This information is provided by the National Institutes of Health (NIH) Genetic and Rare Diseases Information Center (GARD).
Autoimmune lymphoproliferative syndrome (ALPS) is a disorder in which the body cannot properly regulate the number of immune system cells (lymphocytes). This results in the overproduction of lymphocytes, which build up and cause enlargement of the lymph nodes, liver and spleen. Affected individuals have an increased risk of developing cancer of the immune system cells (lymphoma) and may be at increased risk for other cancers. They can also have a variety of autoimmune disorders, most of which damage the blood cells. Some of the autoimmune disorders associated with ALPS can also damage the kidneys, liver, eyes, nerves, or connective tissues. Other signs and symptoms may include skin rashes, panniculitis, arthritis, inflammation of blood vessels (vasculitis), mouth sores, premature ovarian failure, and the development of neurological damage.

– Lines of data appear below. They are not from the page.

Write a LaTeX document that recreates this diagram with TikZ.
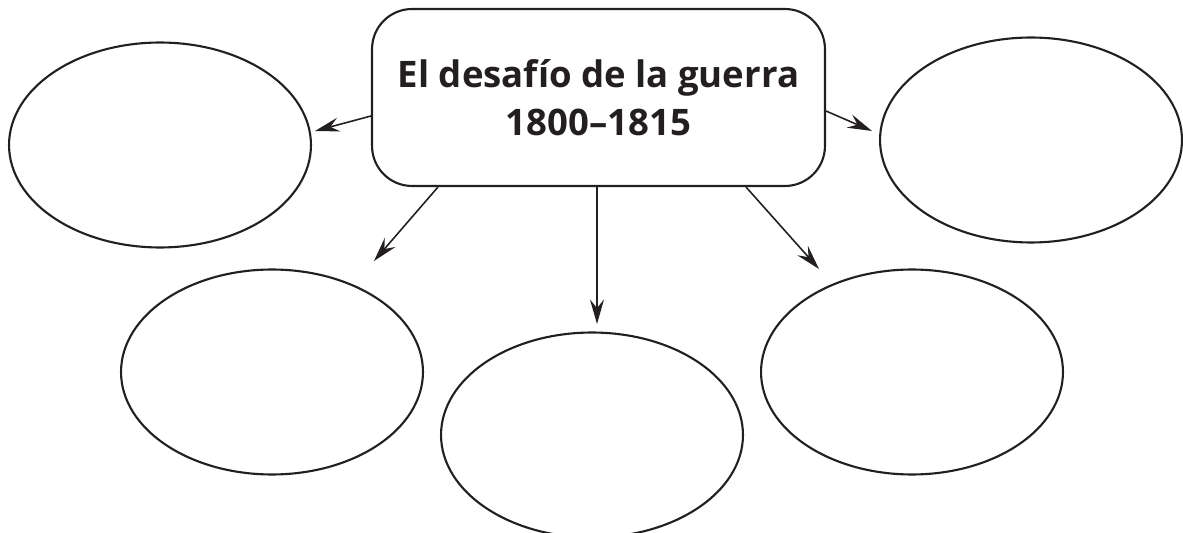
\documentclass[tikz,border=0pt]{standalone}
\usepackage{fontspec}
\setmainfont{Open Sans}
\usetikzlibrary{arrows.meta,calc,shapes.geometric}
\definecolor{ink}{HTML}{231F20}
\tikzset{
  bubble/.style={draw=ink, line width=1.2pt, ellipse, minimum width=6.04cm, minimum height=4.1cm, inner sep=0pt},
  topic/.style={draw=ink, line width=1.2pt, rounded corners=0.8cm, minimum width=9.06cm, minimum height=3.54cm, inner sep=0pt, align=center, text=ink, font=\fontsize{20.8}{25.6}\selectfont\bfseries},
  arr/.style={draw=ink, line width=0.9pt, -{Stealth[length=14pt, width=8pt, inset=5pt]}}
}
\begin{document}
\begin{tikzpicture}[x=0.02cm, y=-0.02cm]
  \useasboundingbox (0,0) rectangle (1183,533);
  \node[topic] (box) at (598.5,97.5) {El desafío de la guerra\\[2pt] 1800–1815};
  \node[bubble] (tl) at (160,145) {};
  \node[bubble] (tr) at (1031,140) {};
  \node[bubble] (ml) at (272,372) {};
  \node[bubble] (mr) at (912,372) {};
  \node[bubble] (bc) at (592,435) {};
  \path
  (315,131) coordinate (tL)
  (872,131) coordinate (tR)
  (374,261) coordinate (tML)
  (597,324) coordinate (tB)
  (819,269) coordinate (tMR)
  ;
  \draw[arr] ($(box.west)+(0,18.5)$) -- (tL);
  \draw[arr] ($(box.east)+(0,13.5)$) -- (tR);
  \draw[arr] ($(box.south west)+(67,0)$) -- (tML);
  \draw[arr] (box.south -| tB) -- (tB);
  \draw[arr] ($(box.south east)+(-80,0)$) -- (tMR);
\end{tikzpicture}
\end{document}
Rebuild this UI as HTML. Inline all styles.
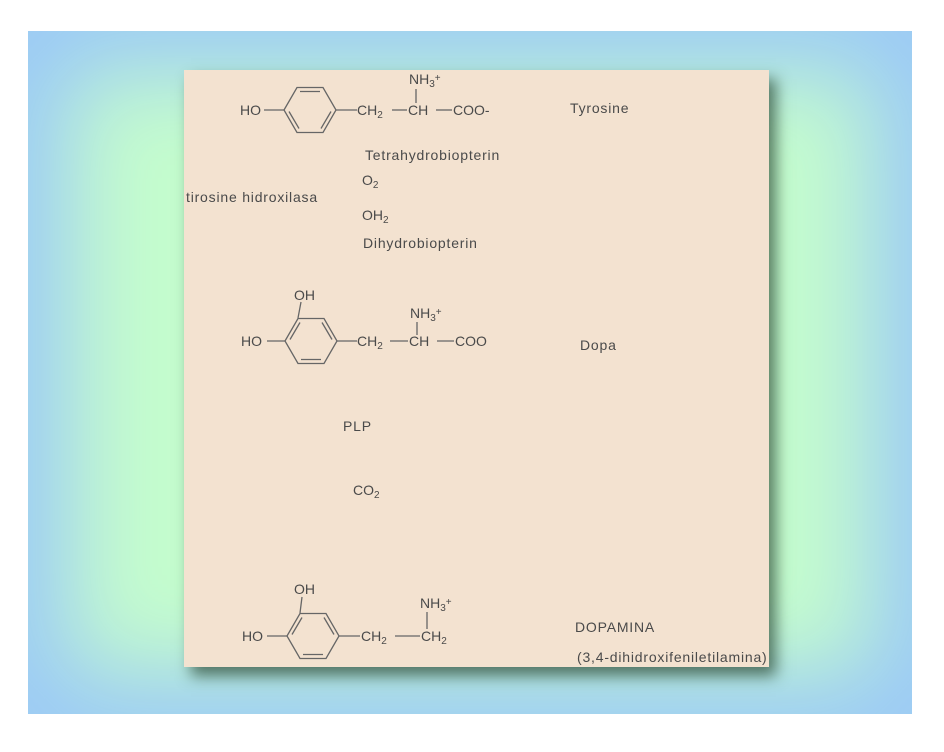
<!DOCTYPE html>
<html><head><meta charset="utf-8"><style>
html,body{margin:0;padding:0;background:#fff;}
body{width:944px;height:752px;position:relative;overflow:hidden;}
#bg{position:absolute;left:28px;top:31px;width:884px;height:683px;background:#c4fcce;box-shadow:inset 0 0 90px 40px #9ccaf6;}
#panel{position:absolute;left:184px;top:70px;width:585px;height:597px;background:#f3e2d0;box-shadow:7px 9px 14px rgba(40,70,50,0.7);}
svg{position:absolute;left:0;top:0;}
text{font-family:"Liberation Sans",sans-serif;font-size:14px;fill:#4a4a4a;}
.l{letter-spacing:0.8px;}
.s{font-size:10px;}
</style></head><body>
<div id="bg"></div><div id="panel"></div>
<svg width="944" height="752" viewBox="0 0 944 752">
<defs>
<g id="hexA" fill="none" stroke="#666" stroke-width="1.3">
<polygon points="-26,0 -13,-22.5 13,-22.5 26,0 13,22.5 -13,22.5"/>
<line x1="-10" y1="-18.5" x2="10" y2="-18.5"/>
<line x1="21" y1="1.5" x2="11" y2="18.5"/>
<line x1="-21" y1="1.5" x2="-11" y2="18.5"/>
</g>
<g id="hexB" fill="none" stroke="#666" stroke-width="1.3">
<polygon points="-26,0 -13,-22.5 13,-22.5 26,0 13,22.5 -13,22.5"/>
<line x1="-21" y1="-1.5" x2="-11" y2="-18.5"/>
<line x1="21" y1="-1.5" x2="11" y2="-18.5"/>
<line x1="-10" y1="18.5" x2="10" y2="18.5"/>
</g>
</defs>
<g stroke="#666" stroke-width="1.3">
<line x1="264" y1="110" x2="284" y2="110"/>
<line x1="336" y1="110" x2="357" y2="110"/>
<line x1="392" y1="110" x2="407" y2="110"/>
<line x1="436" y1="110" x2="452" y2="110"/>
<line x1="416" y1="89" x2="416" y2="103"/>
<line x1="267" y1="341" x2="285" y2="341"/>
<line x1="298" y1="318" x2="301" y2="302"/>
<line x1="337" y1="341" x2="357" y2="341"/>
<line x1="390" y1="341" x2="408" y2="341"/>
<line x1="437" y1="341" x2="454" y2="341"/>
<line x1="417" y1="322" x2="417" y2="335"/>
<line x1="267" y1="636" x2="287" y2="636"/>
<line x1="300" y1="613" x2="302" y2="597"/>
<line x1="339" y1="636" x2="360" y2="636"/>
<line x1="395" y1="636" x2="420" y2="636"/>
<line x1="427" y1="612" x2="427" y2="629"/>
</g>
<use href="#hexA" x="310" y="110"/>
<use href="#hexB" x="311" y="341"/>
<use href="#hexB" x="313" y="636"/>

<text x="240" y="115">HO</text>
<text x="357" y="115">CH<tspan class="s" dy="3">2</tspan></text>
<text x="408" y="115">CH</text>
<text x="453" y="115">COO-</text>
<text x="409" y="84">NH<tspan class="s" dy="3">3</tspan><tspan class="s" dy="-6">+</tspan></text>
<text class="l" x="570" y="113">Tyrosine</text>
<text class="l" x="365" y="160">Tetrahydrobiopterin</text>
<text x="362" y="185">O<tspan class="s" dy="3">2</tspan></text>
<text class="l" x="186" y="202">tirosine hidroxilasa</text>
<text x="362" y="220">OH<tspan class="s" dy="3">2</tspan></text>
<text class="l" x="363" y="248">Dihydrobiopterin</text>

<text x="294" y="300">OH</text>
<text x="241" y="346">HO</text>
<text x="357" y="346">CH<tspan class="s" dy="3">2</tspan></text>
<text x="409" y="346">CH</text>
<text x="455" y="346">COO</text>
<text x="410" y="318">NH<tspan class="s" dy="3">3</tspan><tspan class="s" dy="-6">+</tspan></text>
<text class="l" x="580" y="350">Dopa</text>
<text class="l" x="343" y="431">PLP</text>
<text x="353" y="495">CO<tspan class="s" dy="3">2</tspan></text>

<text x="294" y="594">OH</text>
<text x="242" y="641">HO</text>
<text x="361" y="641">CH<tspan class="s" dy="3">2</tspan></text>
<text x="421" y="641">CH<tspan class="s" dy="3">2</tspan></text>
<text x="420" y="608">NH<tspan class="s" dy="3">3</tspan><tspan class="s" dy="-6">+</tspan></text>
<text class="l" x="575" y="632">DOPAMINA</text>
<text class="l" x="577" y="662">(3,4-dihidroxifeniletilamina)</text>
</svg>
</body></html>
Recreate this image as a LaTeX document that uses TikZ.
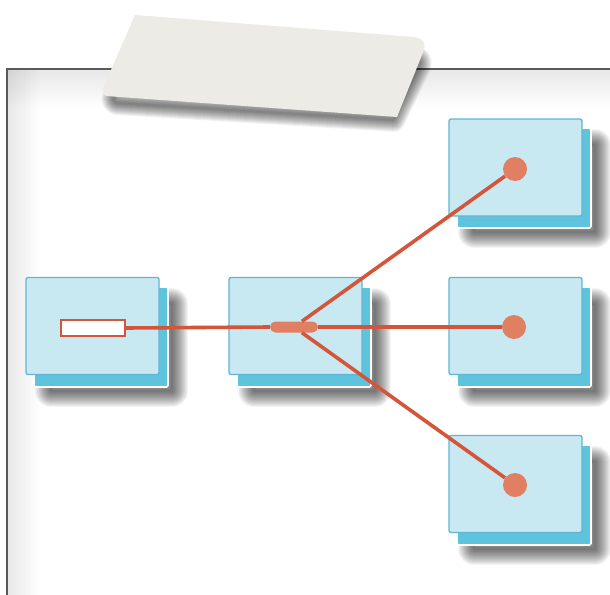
\documentclass[tikz,border=0pt]{standalone}
\usetikzlibrary{fadings,shapes.misc}
\definecolor{paperline}{HTML}{5A5A5A}
\definecolor{tapefill}{HTML}{ECEBE6}
\definecolor{cardfront}{HTML}{C8E9F1}
\definecolor{cardedge}{HTML}{62B4D2}
\definecolor{cardback}{HTML}{5EC4DD}
\definecolor{wire}{HTML}{D5553A}
\definecolor{knob}{HTML}{E07F62}
\tikzfading[name=fadeleft, left color=transparent!0, right color=transparent!100]
\tikzfading[name=fadetop, top color=transparent!0, bottom color=transparent!100]
% soft shadow built from stacked translucent strokes, kept to the lower right
\newcommand\cardshade[1]{%
  \foreach \w in {2,4,...,32}{%
    \path[draw=black, draw opacity=0.042, line width=\w pt, line join=round]
      ([xshift=18pt,yshift=-18pt]#1.north west) rectangle ([xshift=3pt,yshift=-3pt]#1.south east);}}
\tikzset{
  tapeoutline/.style={insert path={(135,15) -- (414,37) .. controls (424,39) and (426,44) .. (424,50)
    -- (397,117) -- (106,96) .. controls (102,94) and (102,90) .. (104,86) -- cycle}},
  cardback/.style={draw=white, line width=1.6pt, fill=cardback,
    minimum width=134pt, minimum height=100pt, inner sep=0pt, rounded corners=1.5pt},
  cardfront/.style={draw=cardedge, line width=1.3pt, fill=cardfront,
    minimum width=133pt, minimum height=97pt, inner sep=0pt, rounded corners=2pt},
  knobdot/.style={circle, fill=knob, minimum size=24pt, inner sep=0pt},
  wireline/.style={draw=wire, line width=3.6pt},
  plug/.style={draw=wire, line width=2pt, fill=white, minimum width=64pt,
    minimum height=16pt, inner sep=0pt},
  hubbar/.style={rounded rectangle, fill=knob, minimum width=48pt,
    minimum height=11pt, inner sep=0pt}
}
\begin{document}
\begin{tikzpicture}[x=1pt,y=-1pt]
\useasboundingbox (0,0) rectangle (610,594);

% sheet of paper
\fill[white] (0,0) rectangle (610,594);
\fill[white] (7,69) rectangle (614,598);
\fill[black, fill opacity=0.09, path fading=fadetop] (8,70) rectangle (614,108);
\fill[black, fill opacity=0.09, path fading=fadeleft] (8,70) rectangle (40,598);
\draw[paperline, line width=2pt] (7,598) -- (7,69) -- (614,69);

% card positions (back sheets), shadows first
\path node[cardback, draw=none, fill=none] (lb) at (101,337) {}
      node[cardback, draw=none, fill=none] (mb) at (304,337) {}
      node[cardback, draw=none, fill=none] (tb) at (524,178) {}
      node[cardback, draw=none, fill=none] (rb) at (524,337) {}
      node[cardback, draw=none, fill=none] (bb) at (524,495) {};
\foreach \c in {lb,mb,tb,rb,bb}{\cardshade{\c}}

% cards: a darker sheet behind each pale one
\foreach \c in {lb,mb,tb,rb,bb}{\node[cardback] at (\c) {};}
\node[cardfront] (lf) at (92.5,326) {};
\node[cardfront] (mf) at (295.5,326) {};
\node[cardfront] (tf) at (515.5,167.5) {};
\node[cardfront] (rf) at (515.5,326) {};
\node[cardfront] (bf) at (515.5,484) {};

% strip of tape with its shadow
\begin{scope}[shift={(268,79)}, xscale=0.95, yscale=0.8, shift={(-265,-66)}]
  \foreach \w in {2,4,...,24}{%
    \path[draw=black, draw opacity=0.05, line width=\w pt, line join=round, tapeoutline];}
\end{scope}
\path[fill=tapefill, tapeoutline];

% plug, hub and end points
\node[plug] (src) at (93,328) {};
\node[hubbar] (hub) at (294,327) {};
\node[knobdot] (dtop) at (515,169) {};
\node[knobdot] (dmid) at (514,327) {};
\node[knobdot] (dbot) at (515,485) {};

% wires
\draw[wireline] (src.east) -- (hub.west);
\draw[wireline] (hub.east) -- (dmid.west);
\draw[wireline] (hub) -- (dtop);
\draw[wireline] (hub) -- (dbot);
\end{tikzpicture}
\end{document}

ALPS is caused by mutations in the FAS gene in about 75% of cases. It is usually inherited in an autosomal dominant manner, although a small number of cases are inherited in an autosomal recessive manner. Some cases are also believed to arise from a mutation in the lymphocytes that is not inherited, but instead occurs during the course of an individual’s lifetime. This type of alteration is called a somatic mutation. Treatment may include steroids or other medications, blood transfusions, and/or splenectomy depending on the severity of the disorder.